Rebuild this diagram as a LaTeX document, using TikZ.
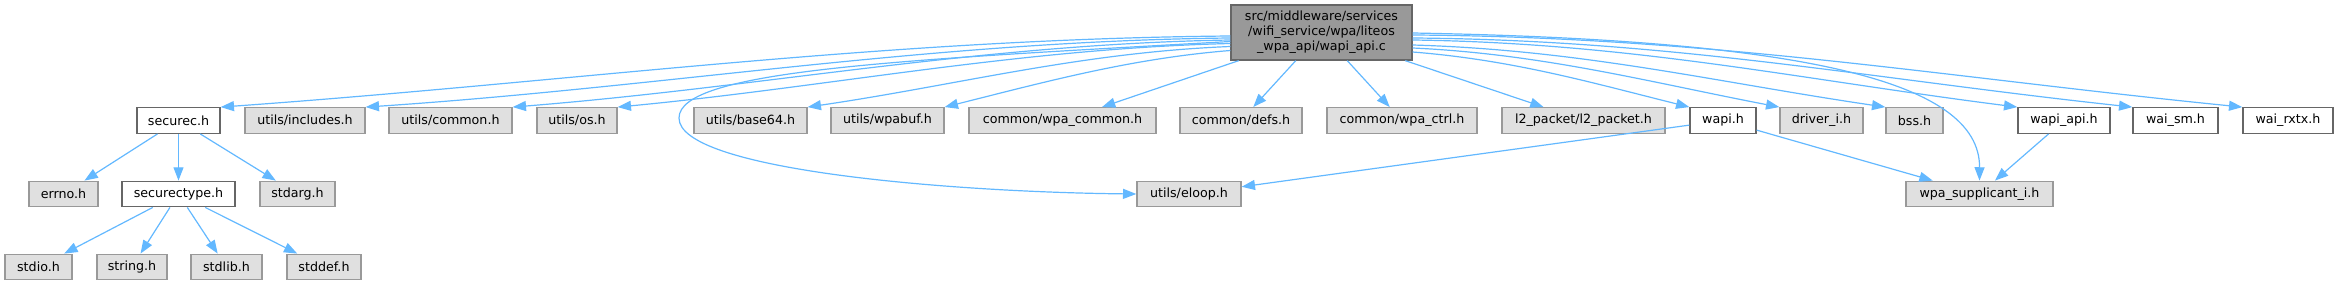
\documentclass[tikz,border=0pt]{standalone}
\usepackage{fontspec}
\setmainfont{DejaVu Sans}
\usetikzlibrary{arrows.meta,calc}
\definecolor{edgec}{HTML}{63B8FF}
\definecolor{gfill}{HTML}{E0E0E0}
\definecolor{gdraw}{HTML}{999999}
\definecolor{wdraw}{HTML}{666666}
\definecolor{mfill}{HTML}{999999}
\newcommand\dxfont{\fontsize{9.5}{11.25}\selectfont}
\begin{document}
\begin{tikzpicture}[x=0.75pt,y=-0.75pt,
  basebox/.style={rectangle, line width=1pt, inner sep=0pt, font=\dxfont, minimum height=25.5*0.75pt},
  gbox/.style={basebox, draw=gdraw, fill=gfill},
  wbox/.style={basebox, draw=wdraw, fill=white},
  mainbox/.style={basebox, draw=wdraw, fill=mfill, align=center, minimum height=55*0.75pt},
  bw/.style={minimum width=#1*0.75pt},
  dep/.style={draw=edgec, line width=0.9pt, -{Triangle[length=10pt,width=7.5pt]}}]
\useasboundingbox (0,0) rectangle (2339,285);

% main node
\node[mainbox, bw=181] (main) at (1321.5,32.5) {src/middleware/services\\/wifi\_service/wpa/liteos\\\_wpa\_api/wapi\_api.c};

% row 1
\node[wbox, bw=83]  (securec)   at (178.5,120.5) {securec.h};
\node[gbox, bw=120] (includes)  at (305,120.5)   {utils/includes.h};
\node[gbox, bw=123] (common)    at (450.5,120.5) {utils/common.h};
\node[gbox, bw=80]  (os)        at (577,120.5)   {utils/os.h};
\node[gbox, bw=113] (base64)    at (750.5,120.5) {utils/base64.h};
\node[gbox, bw=113] (wpabuf)    at (887.5,120.5) {utils/wpabuf.h};
\node[gbox, bw=187] (wpacommon) at (1062.5,120.5) {common/wpa\_common.h};
\node[gbox, bw=122] (defs)      at (1241,120.5)  {common/defs.h};
\node[gbox, bw=150] (wpactrl)   at (1402,120.5)  {common/wpa\_ctrl.h};
\node[gbox, bw=163] (l2)        at (1583.5,120.5) {l2\_packet/l2\_packet.h};
\node[wbox, bw=66]  (wapi)      at (1723,120.5)  {wapi.h};
\node[gbox, bw=83]  (driveri)   at (1821.5,120.5) {driver\_i.h};
\node[gbox, bw=57]  (bss)       at (1914.5,120.5) {bss.h};
\node[wbox, bw=92]  (wapiapi)   at (2064,120.5)  {wapi\_api.h};
\node[wbox, bw=85]  (waism)     at (2175.5,120.5) {wai\_sm.h};
\node[wbox, bw=90]  (wairxtx)   at (2288,120.5)  {wai\_rxtx.h};

% row 2
\node[gbox, bw=69]  (errno)       at (63.5,194)   {errno.h};
\node[wbox, bw=113] (securectype) at (178.5,194)  {securectype.h};
\node[gbox, bw=75]  (stdarg)      at (297.5,194)  {stdarg.h};
\node[gbox, bw=104] (eloop)       at (1189,194)   {utils/eloop.h};
\node[gbox, bw=147] (wpasupp)     at (1979.5,194) {wpa\_supplicant\_i.h};

% row 3
\node[gbox, bw=67] (stdio)  at (38.5,267) {stdio.h};
\node[gbox, bw=70] (string) at (132,267)  {string.h};
\node[gbox, bw=71] (stdlib) at (226.5,267) {stdlib.h};
\node[gbox, bw=74] (stddef) at (324,267)  {stddef.h};

% edges from main, left group
\draw[dep] ($(main.west)+(0,3.5)$) .. controls +(-350,3) and +(350,-25) .. (securec.north east);
\draw[dep] ($(main.west)+(0,5.5)$) .. controls +(-300,3) and +(300,-20) .. (includes.north east);
\draw[dep] ($(main.west)+(0,7.5)$) .. controls +(-250,4) and +(250,-20) .. (common.north east);
\draw[dep] ($(main.west)+(0,11)$) .. controls +(-210,5) and +(210,-20) .. (os.north east);
\draw[dep] ($(main.west)+(0,14)$) .. controls +(-150,6) and +(150,-22) .. (base64.north east);
\draw[dep] ($(main.west)+(0,18)$) .. controls +(-100,8) and +(100,-25) .. (wpabuf.north east);
\draw[dep] ($(main.west)+(0,9)$) .. controls (900,60) and (679,70) .. (679,118)
           .. controls (679,170) and (950,192) .. (eloop.west);
\draw[dep] (main) -- (wpacommon);
\draw[dep] (main) -- (defs);
\draw[dep] (main) -- (wpactrl);
\draw[dep] (main) -- (l2);

% edges from main, right group
\draw[dep] ($(main.east)+(0,0.5)$) .. controls (1800,40) and (1980,80) .. (wpasupp.north);
\draw[dep] ($(main.east)+(0,2.5)$) .. controls +(300,2) and +(-300,-30) .. (wairxtx.north west);
\draw[dep] ($(main.east)+(0,5.5)$) .. controls +(260,2) and +(-260,-28) .. (waism.north west);
\draw[dep] ($(main.east)+(0,7.5)$) .. controls +(220,3) and +(-220,-28) .. (wapiapi.north west);
\draw[dep] ($(main.east)+(0,12.5)$) .. controls +(170,5) and +(-170,-25) .. (bss.north west);
\draw[dep] ($(main.east)+(0,15.5)$) .. controls +(130,6) and +(-130,-25) .. (driveri.north west);
\draw[dep] ($(main.east)+(0,19.5)$) .. controls +(100,8) and +(-100,-25) .. (wapi.north west);

% other edges
\draw[dep] (securec) -- (errno);
\draw[dep] (securec) -- (securectype);
\draw[dep] (securec) -- (stdarg);
\draw[dep] (securectype) -- (stdio);
\draw[dep] (securectype) -- (string);
\draw[dep] (securectype) -- (stdlib);
\draw[dep] (securectype) -- (stddef);
\draw[dep] (wapi) -- (eloop);
\draw[dep] (wapi) -- (wpasupp);
\draw[dep] (wapiapi) -- (wpasupp);
\end{tikzpicture}
\end{document}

* Task prompt: Every line is to be duplicated exactly, though pictures stay out.

* Written response:
Rebuild this diagram as a LaTeX document, using TikZ.
\documentclass[tikz,border=0pt]{standalone}
\usepackage{fontspec}
\setmainfont{DejaVu Sans}
\usetikzlibrary{arrows.meta,calc}
\definecolor{edgec}{HTML}{63B8FF}
\definecolor{gfill}{HTML}{E0E0E0}
\definecolor{gdraw}{HTML}{999999}
\definecolor{wdraw}{HTML}{666666}
\definecolor{mfill}{HTML}{999999}
\newcommand\dxfont{\fontsize{9.5}{11.25}\selectfont}
\begin{document}
\begin{tikzpicture}[x=0.75pt,y=-0.75pt,
  basebox/.style={rectangle, line width=1pt, inner sep=0pt, font=\dxfont, minimum height=25.5*0.75pt},
  gbox/.style={basebox, draw=gdraw, fill=gfill},
  wbox/.style={basebox, draw=wdraw, fill=white},
  mainbox/.style={basebox, draw=wdraw, fill=mfill, align=center, minimum height=55*0.75pt},
  bw/.style={minimum width=#1*0.75pt},
  dep/.style={draw=edgec, line width=0.9pt, -{Triangle[length=10pt,width=7.5pt]}}]
\useasboundingbox (0,0) rectangle (2339,285);

% main node
\node[mainbox, bw=181] (main) at (1321.5,32.5) {src/middleware/services\\/wifi\_service/wpa/liteos\\\_wpa\_api/wapi\_api.c};

% row 1
\node[wbox, bw=83]  (securec)   at (178.5,120.5) {securec.h};
\node[gbox, bw=120] (includes)  at (305,120.5)   {utils/includes.h};
\node[gbox, bw=123] (common)    at (450.5,120.5) {utils/common.h};
\node[gbox, bw=80]  (os)        at (577,120.5)   {utils/os.h};
\node[gbox, bw=113] (base64)    at (750.5,120.5) {utils/base64.h};
\node[gbox, bw=113] (wpabuf)    at (887.5,120.5) {utils/wpabuf.h};
\node[gbox, bw=187] (wpacommon) at (1062.5,120.5) {common/wpa\_common.h};
\node[gbox, bw=122] (defs)      at (1241,120.5)  {common/defs.h};
\node[gbox, bw=150] (wpactrl)   at (1402,120.5)  {common/wpa\_ctrl.h};
\node[gbox, bw=163] (l2)        at (1583.5,120.5) {l2\_packet/l2\_packet.h};
\node[wbox, bw=66]  (wapi)      at (1723,120.5)  {wapi.h};
\node[gbox, bw=83]  (driveri)   at (1821.5,120.5) {driver\_i.h};
\node[gbox, bw=57]  (bss)       at (1914.5,120.5) {bss.h};
\node[wbox, bw=92]  (wapiapi)   at (2064,120.5)  {wapi\_api.h};
\node[wbox, bw=85]  (waism)     at (2175.5,120.5) {wai\_sm.h};
\node[wbox, bw=90]  (wairxtx)   at (2288,120.5)  {wai\_rxtx.h};

% row 2
\node[gbox, bw=69]  (errno)       at (63.5,194)   {errno.h};
\node[wbox, bw=113] (securectype) at (178.5,194)  {securectype.h};
\node[gbox, bw=75]  (stdarg)      at (297.5,194)  {stdarg.h};
\node[gbox, bw=104] (eloop)       at (1189,194)   {utils/eloop.h};
\node[gbox, bw=147] (wpasupp)     at (1979.5,194) {wpa\_supplicant\_i.h};

% row 3
\node[gbox, bw=67] (stdio)  at (38.5,267) {stdio.h};
\node[gbox, bw=70] (string) at (132,267)  {string.h};
\node[gbox, bw=71] (stdlib) at (226.5,267) {stdlib.h};
\node[gbox, bw=74] (stddef) at (324,267)  {stddef.h};

% edges from main, left group
\draw[dep] ($(main.west)+(0,3.5)$) .. controls +(-350,3) and +(350,-25) .. (securec.north east);
\draw[dep] ($(main.west)+(0,5.5)$) .. controls +(-300,3) and +(300,-20) .. (includes.north east);
\draw[dep] ($(main.west)+(0,7.5)$) .. controls +(-250,4) and +(250,-20) .. (common.north east);
\draw[dep] ($(main.west)+(0,11)$) .. controls +(-210,5) and +(210,-20) .. (os.north east);
\draw[dep] ($(main.west)+(0,14)$) .. controls +(-150,6) and +(150,-22) .. (base64.north east);
\draw[dep] ($(main.west)+(0,18)$) .. controls +(-100,8) and +(100,-25) .. (wpabuf.north east);
\draw[dep] ($(main.west)+(0,9)$) .. controls (900,60) and (679,70) .. (679,118)
           .. controls (679,170) and (950,192) .. (eloop.west);
\draw[dep] (main) -- (wpacommon);
\draw[dep] (main) -- (defs);
\draw[dep] (main) -- (wpactrl);
\draw[dep] (main) -- (l2);

% edges from main, right group
\draw[dep] ($(main.east)+(0,0.5)$) .. controls (1800,40) and (1980,80) .. (wpasupp.north);
\draw[dep] ($(main.east)+(0,2.5)$) .. controls +(300,2) and +(-300,-30) .. (wairxtx.north west);
\draw[dep] ($(main.east)+(0,5.5)$) .. controls +(260,2) and +(-260,-28) .. (waism.north west);
\draw[dep] ($(main.east)+(0,7.5)$) .. controls +(220,3) and +(-220,-28) .. (wapiapi.north west);
\draw[dep] ($(main.east)+(0,12.5)$) .. controls +(170,5) and +(-170,-25) .. (bss.north west);
\draw[dep] ($(main.east)+(0,15.5)$) .. controls +(130,6) and +(-130,-25) .. (driveri.north west);
\draw[dep] ($(main.east)+(0,19.5)$) .. controls +(100,8) and +(-100,-25) .. (wapi.north west);

% other edges
\draw[dep] (securec) -- (errno);
\draw[dep] (securec) -- (securectype);
\draw[dep] (securec) -- (stdarg);
\draw[dep] (securectype) -- (stdio);
\draw[dep] (securectype) -- (string);
\draw[dep] (securectype) -- (stdlib);
\draw[dep] (securectype) -- (stddef);
\draw[dep] (wapi) -- (eloop);
\draw[dep] (wapi) -- (wpasupp);
\draw[dep] (wapiapi) -- (wpasupp);
\end{tikzpicture}
\end{document}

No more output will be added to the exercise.